Mr Darcy Loses The Plot, Theatre Review. Unity Theatre, Liverpool.

Liverpool Sound and Vision Rating 9/10

Cast: Maggie Fox, Sue Ryding.

There are always seems to be a sense of the mystical allure when you meet a writer that arguably no other profession can carry, people don’t tend to meet someone at a party who gets up at four o’ clock in the morning and spends a whole day on a farm and has to deal with government interference about quotas and crop rotation, by saying to them, I have always wanted the romance of own animals in my life. Yet there always is a yearning to tell a writer that you have always wanted to be one. Not realising that the act of writing itself is in fact the closest occupation that mimics life and death.

It is the fact that you don’t really control your characters either, the writer believes they have sole domain over the actions of those they have employed under the banner of the story, the heroic and the bland, the central attraction and the plot devices alike, they want the struggle of finding their own way to the top of the literary memory chain and nothing can stop the writer from feeling left out of the process as they realise that their own creation is mad, that Mr Darcy Loses The Plot.

Lip Service Theatre are beloved by Liverpool audiences, there is always something uniquely funny about the two ladies who dominate the stage with their wonderfully embroidered tales, their withering looks and their absolute dedication to bringing laughter out for a joyous ride wherever they go.

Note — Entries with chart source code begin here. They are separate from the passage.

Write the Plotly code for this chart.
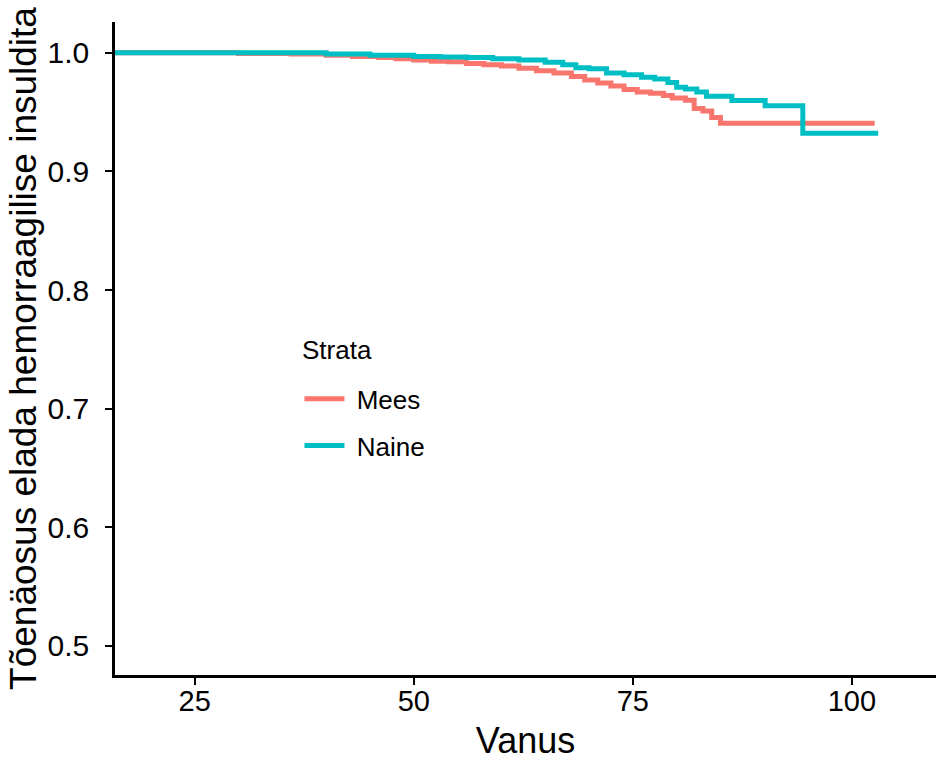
import plotly.graph_objects as go

# Mees (male) Kaplan-Meier steps
mees_age = [15.9, 30, 36, 40, 43, 46, 48, 50, 52, 54, 56, 58, 60, 62, 64, 66, 68, 69.5, 71, 72.5,
            74, 75.5, 77, 78.5, 79.5, 81, 82, 83, 84, 85, 102.6]
mees_surv = [1.0, 0.9995, 0.999, 0.998, 0.997, 0.996, 0.995, 0.994, 0.993, 0.9925, 0.991, 0.990,
             0.989, 0.987, 0.985, 0.983, 0.980, 0.977, 0.9745, 0.972, 0.969, 0.967, 0.966, 0.964,
             0.962, 0.960, 0.953, 0.951, 0.9455, 0.9407, 0.9407]

# Naine (female) Kaplan-Meier steps
naine_age = [15.9, 40, 45, 50, 53, 56, 59, 62, 65, 67, 68.5, 70, 72, 74, 76, 77.5, 79, 80, 81,
             82.3, 83.4, 86.3, 90.1, 94.4, 103]
naine_surv = [1.0, 0.999, 0.998, 0.997, 0.9965, 0.996, 0.995, 0.994, 0.992, 0.990, 0.9875, 0.9865,
              0.983, 0.9815, 0.9795, 0.978, 0.975, 0.971, 0.9695, 0.967, 0.9635, 0.9598, 0.9553,
              0.9323, 0.9323]

strata_names = ["Mees", "Naine"]
x_ticks = [25, 50, 75, 100]
y_ticks = [0.5, 0.6, 0.7, 0.8, 0.9, 1.0]

FONT = "Liberation Sans, Arial, sans-serif"
NBSP = "\u00a0"

fig = go.Figure()
fig.add_trace(go.Scatter(x=mees_age, y=mees_surv, mode="lines", name=NBSP + strata_names[0],
                         line=dict(color="#F8766D", width=5, shape="hv"), legendgroup="a"))
fig.add_trace(go.Scatter(x=naine_age, y=naine_surv, mode="lines", name=NBSP + strata_names[1],
                         line=dict(color="#00BFC4", width=5, shape="hv"), legendgroup="b"))

fig.add_annotation(text="Strata", xref="paper", yref="paper", x=0.2253, y=0.4977,
                   xanchor="left", yanchor="middle", showarrow=False,
                   font=dict(size=26, family=FONT, color="black"))

fig.update_layout(
    width=936, height=761,
    margin=dict(l=115, r=0, t=22, b=86),
    plot_bgcolor="white", paper_bgcolor="white",
    font=dict(family=FONT, color="black"),
    legend=dict(
        font=dict(size=26),
        x=0.2247, y=0.459, xanchor="left", yanchor="top",
        traceorder="grouped", tracegroupgap=10,
        itemwidth=40, bgcolor="rgba(0,0,0,0)",
    ),
    xaxis=dict(
        range=[15.9, 109.6], tickvals=x_ticks, ticktext=[str(v) for v in x_ticks],
        showgrid=False, zeroline=False, showline=True, linecolor="black", linewidth=2.5,
        ticks="outside", ticklen=7, tickwidth=2, tickcolor="black",
        tickfont=dict(size=29), ticklabelstandoff=-9, automargin=False,
        title=dict(text="Vanus", font=dict(size=36), standoff=17),
    ),
    yaxis=dict(
        range=[0.4755, 1.026], tickvals=y_ticks, ticktext=[f"{v:.1f}" for v in y_ticks],
        showgrid=False, zeroline=False, showline=True, linecolor="black", linewidth=2.5,
        ticks="outside", ticklen=7, tickwidth=2, tickcolor="black",
        tickfont=dict(size=30), ticklabelstandoff=10, automargin=False,
        title=dict(text="Tõenäosus elada hemorraagilise insuldita",
                   font=dict(size=37), standoff=0),
    ),
)

fig.write_html("out.html")
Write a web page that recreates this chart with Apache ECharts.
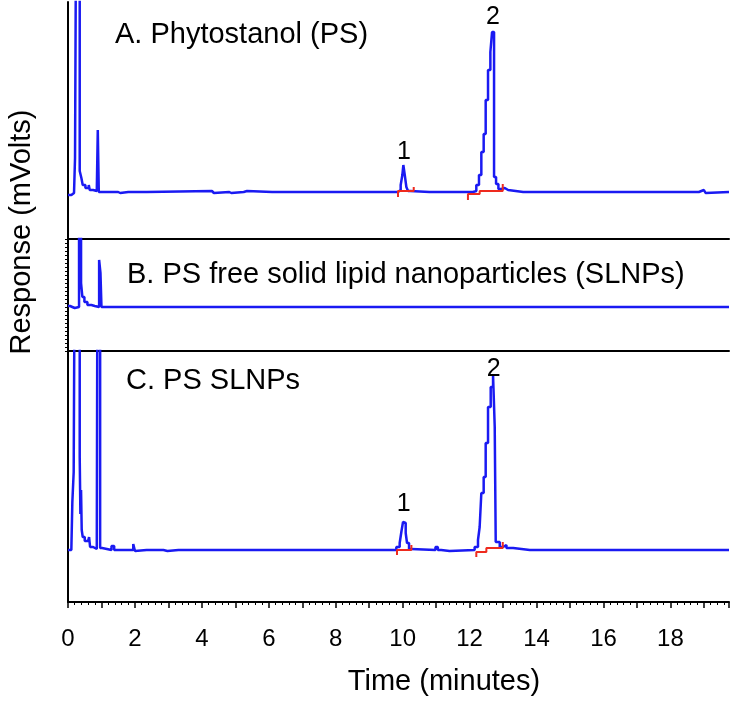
<!DOCTYPE html>
<html><head><meta charset="utf-8">
<script src="https://cdn.jsdelivr.net/npm/echarts@6/dist/echarts.min.js"></script>
<style>html,body{margin:0;padding:0;background:#fff}#c{width:735px;height:705px}</style>
</head><body><div id="c"></div><script>
// ---- Data (response in arbitrary mV units above each baseline) ----
const timeA = [0.00,0.10,0.18,0.21,0.26,0.35,0.40,0.44,0.52,0.62,0.65,0.75,0.86,0.89,0.92,1.50,1.56,1.80,1.85,2.35,4.30,4.36,4.82,4.88,5.25,5.35,6.10,6.15,7.30,7.35,8.60,8.65,9.86,9.94,9.99,10.02,10.07,10.11,10.16,10.22,10.80,10.85,11.50,11.55,12.10,12.20,12.28,12.35,12.42,12.48,12.55,12.62,12.67,12.73,12.79,12.86,12.95,13.05,13.15,13.60,13.65,14.30,14.35,15.10,15.15,15.30,15.35,15.70,15.75,16.20,16.25,16.80,16.85,17.70,17.75,18.10,18.15,18.85,19.00,19.05,19.10,19.75];
const respA = [-3,-1,1,34,420,21,14,7,4,7,2,1,0,62,0,-1,0,-1,0,1,-1,0,-1,0,1,0,-1,0,-1,0,-1,0,2,7,17,27,15,5,1,0,-1,0,-1,0,1,7,17,40,58,92,122,140,160,15,8,3,4,2,0,-1,0,-1,0,-1,0,-1,0,-1,0,-1,0,-1,0,-1,0,-1,0,2,1,-1,0,0];

const timeB = [0.00,0.06,0.20,0.33,0.39,0.43,0.49,0.58,0.70,0.80,0.93,0.97,1.00,1.40,1.45,2.00,2.05,2.55,2.60,3.10,3.15,3.80,3.85,4.30,4.35,5.05,5.10,5.60,5.65,6.25,6.30,7.00,7.05,7.75,7.80,8.40,8.45,9.15,9.20,9.75,9.80,10.50,10.55,11.25,11.30,11.90,11.95,12.65,12.70,13.30,13.35,14.05,14.10,14.70,14.75,15.45,15.50,16.05,16.10,16.80,16.85,17.50,17.55,18.20,18.25,18.95,19.00,19.55,19.60,19.75];
const respB = [1,-1,0,300,24,10,5,2,1,0,47,34,0,-1,0,-1,0,-1,0,-1,0,-1,0,-1,0,-1,0,-1,0,-1,0,-1,0,-1,0,-1,0,-1,0,-1,0,-1,0,-1,0,-1,0,-1,0,-1,0,-1,0,-1,0,-1,0,-1,0,-1,0,-1,0,-1,0,-1,0,-1,0,0];

const timeC = [0.00,0.10,0.13,0.17,0.22,0.35,0.37,0.39,0.41,0.44,0.50,0.60,0.63,0.66,0.75,0.86,0.89,0.96,1.02,1.30,1.38,1.95,2.00,2.05,2.35,2.40,2.85,2.97,3.30,3.35,3.80,3.85,4.50,4.55,5.40,5.45,5.90,5.95,6.70,6.75,7.40,7.45,8.20,8.25,8.90,8.95,9.81,9.91,9.96,10.01,10.06,10.09,10.13,10.19,10.25,10.98,11.05,11.15,11.40,12.15,12.25,12.30,12.35,12.42,12.48,12.55,12.63,12.70,12.75,12.78,12.90,13.00,13.10,13.30,13.80,13.85,14.60,14.65,15.30,15.35,16.10,16.15,16.90,16.95,17.60,17.65,18.40,18.45,19.20,19.25,19.75];
const respC = [0,1,48,78,450,93,36,60,20,13,9,8,13,3,1,0,450,2,0,4,0,6,-1,0,-1,0,-1,0,-1,0,-1,0,-1,0,-1,0,-1,0,-1,0,-1,0,-1,0,-1,0,3,7,18,28,27,17,7,1,0,3,0,-1,0,3,10,23,57,73,107,143,163,175,123,8,3,5,2,0,-1,0,-1,0,-1,0,-1,0,-1,0,-1,0,-1,0,-1,0,0];

// integration baselines (null = break)
const integTimeA = [9.86,9.86,10.33,10.33,null,11.95,11.95,12.30,12.30,12.99,12.99];
const integRespA = [-5,1,1,5,null,-8,-2,-2,1,1,8];
const integTimeC = [9.83,9.83,10.26,10.26,null,12.20,12.20,12.50,12.50,12.99,12.99];
const integRespC = [-5,0,0,5,null,-7,-2,-2,2,2,8];

// peak labels
const peakNames = ['1','2'];
const peakTimeA = [10.04,12.70], peakRespA = [27,160];
const peakTimeC = [10.03,12.72], peakRespC = [28,175];

const panelTitles = ['A. Phytostanol (PS)','B. PS free solid lipid nanoparticles (SLNPs)','C. PS SLNPs'];
const xTitle = 'Time (minutes)';
const yTitle = 'Response (mVolts)';
const xTickStep = 2;

// ---- Build ----
const FONT = '"Liberation Sans", Arial, Helvetica, sans-serif';
const BLUE = '#1a1af2';
const RED = '#ee2a1e';
const pairs = (t, v) => t.map((x, i) => (x === null ? [t[i-1], '-'] : [x, v[i]]));

const chart = echarts.init(document.getElementById('c'), null, {renderer: 'canvas'});

const baseX = (gi) => ({
  type: 'value', gridIndex: gi, min: 0, max: 19.75,
  splitLine: {show: false},
  axisLine: {show: true, onZero: false, lineStyle: {color: '#000', width: 2}},
  axisTick: {show: false}, axisLabel: {show: false}, minorTick: {show: false}
});
const xC = baseX(2);
xC.interval = 1;
xC.axisTick = {show: true, length: 6, lineStyle: {color: '#000', width: 1.5}};
xC.minorTick = {show: true, splitNumber: 5, length: 3, lineStyle: {color: '#000', width: 1}};
xC.axisLabel = {show: true, showMaxLabel: false, color: '#000', fontSize: 24, fontFamily: FONT, margin: 25,
  formatter: v => (Math.abs(v % xTickStep) < 1e-9 ? String(v) : '')};

const baseY = (gi, mn, mx) => ({
  type: 'value', gridIndex: gi, min: mn, max: mx,
  splitLine: {show: false},
  axisLine: {show: true, onZero: false, lineStyle: {color: '#000', width: 2}},
  axisTick: {show: false}, axisLabel: {show: false}
});
const yB = baseY(1, -44, 68);
yB.interval = 4;
yB.axisTick = {show: true, length: 3, lineStyle: {color: '#000', width: 1}};

const mp = (names, ts, vs, dists) => ({
  symbol: 'circle', symbolSize: 1, itemStyle: {color: 'rgba(0,0,0,0)'},
  data: names.map((n, i) => ({coord: [ts[i], vs[i]], label: {show: true, formatter: n, position: 'top', distance: dists[i],
    color: '#000', fontSize: 25, fontFamily: FONT}}))
});

const blueLine = (gi, data, markPoint) => ({
  type: 'line', xAxisIndex: gi, yAxisIndex: gi, data, step: 'end', showSymbol: false, symbol: 'none',
  lineStyle: {color: BLUE, width: 2.5}, clip: true, z: 2, markPoint
});
const redLine = (gi, data) => ({
  type: 'line', xAxisIndex: gi, yAxisIndex: gi, data, showSymbol: false, symbol: 'none',
  lineStyle: {color: RED, width: 2}, clip: true, z: 3, connectNulls: false
});

chart.setOption({
  animation: false,
  backgroundColor: '#fff',
  grid: [
    {left: 68, right: 6, top: 2, height: 237},
    {left: 68, right: 6, top: 239, height: 112},
    {left: 68, right: 6, top: 351, height: 251}
  ],
  xAxis: [baseX(0), baseX(1), xC],
  yAxis: [baseY(0, -47, 190), yB, baseY(2, -52, 199)],
  series: [
    blueLine(0, pairs(timeA, respA), mp(peakNames, peakTimeA, peakRespA, [0, 2])),
    blueLine(1, pairs(timeB, respB)),
    blueLine(2, pairs(timeC, respC), mp(peakNames, peakTimeC, peakRespC, [5, -7])),
    redLine(0, pairs(integTimeA, integRespA)),
    redLine(2, pairs(integTimeC, integRespC))
  ],
  graphic: [
    {type: 'text', x: 115, y: 35, style: {text: panelTitles[0], fill: '#000', font: '29px ' + FONT, textVerticalAlign: 'middle'}},
    {type: 'text', x: 127, y: 275, style: {text: panelTitles[1], fill: '#000', font: '29px ' + FONT, textVerticalAlign: 'middle'}},
    {type: 'text', x: 126, y: 381, style: {text: panelTitles[2], fill: '#000', font: '29px ' + FONT, textVerticalAlign: 'middle'}},
    {type: 'text', x: 444, y: 682, style: {text: xTitle, fill: '#000', font: '29px ' + FONT, textAlign: 'center', textVerticalAlign: 'middle'}},
    {type: 'text', x: 22, y: 232, rotation: Math.PI / 2, style: {text: yTitle, fill: '#000', font: '29px ' + FONT, textAlign: 'center', textVerticalAlign: 'middle'}}
  ]
});
</script></body></html>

For Maggie Fox and Sue Ryding, Lip Service is not what they offer the Unity Theatre audiences, instead what they do is full on and bountiful and in their latest adventurous setting inside the mind of a Mr. Darcy who has his own agenda when being written about, who wants to see the world beyond his own literary castle, the plot is everything you could want or expect from two astounding comedic actors of the stage.

What the actors/writers provide is the arguable truth of the art form, that it is not the writer in charge of the story but the characters to whom everything hangs, nothing is ever truly the way it can be imagined, nothing is ever set from conception to finally writing the end as the last page homes into view and as Mr Darcy Loses The Plot so too does the writer rejoice and the audience enjoy the sound of absolute laughter, a pure and hopeful sound which is not craven or resounding in cruelty, but a heartbeat, one in which the plot hits home perfectly.

More than a great evening provided by Lip Service Theatre, this is the stuff of comedy gold.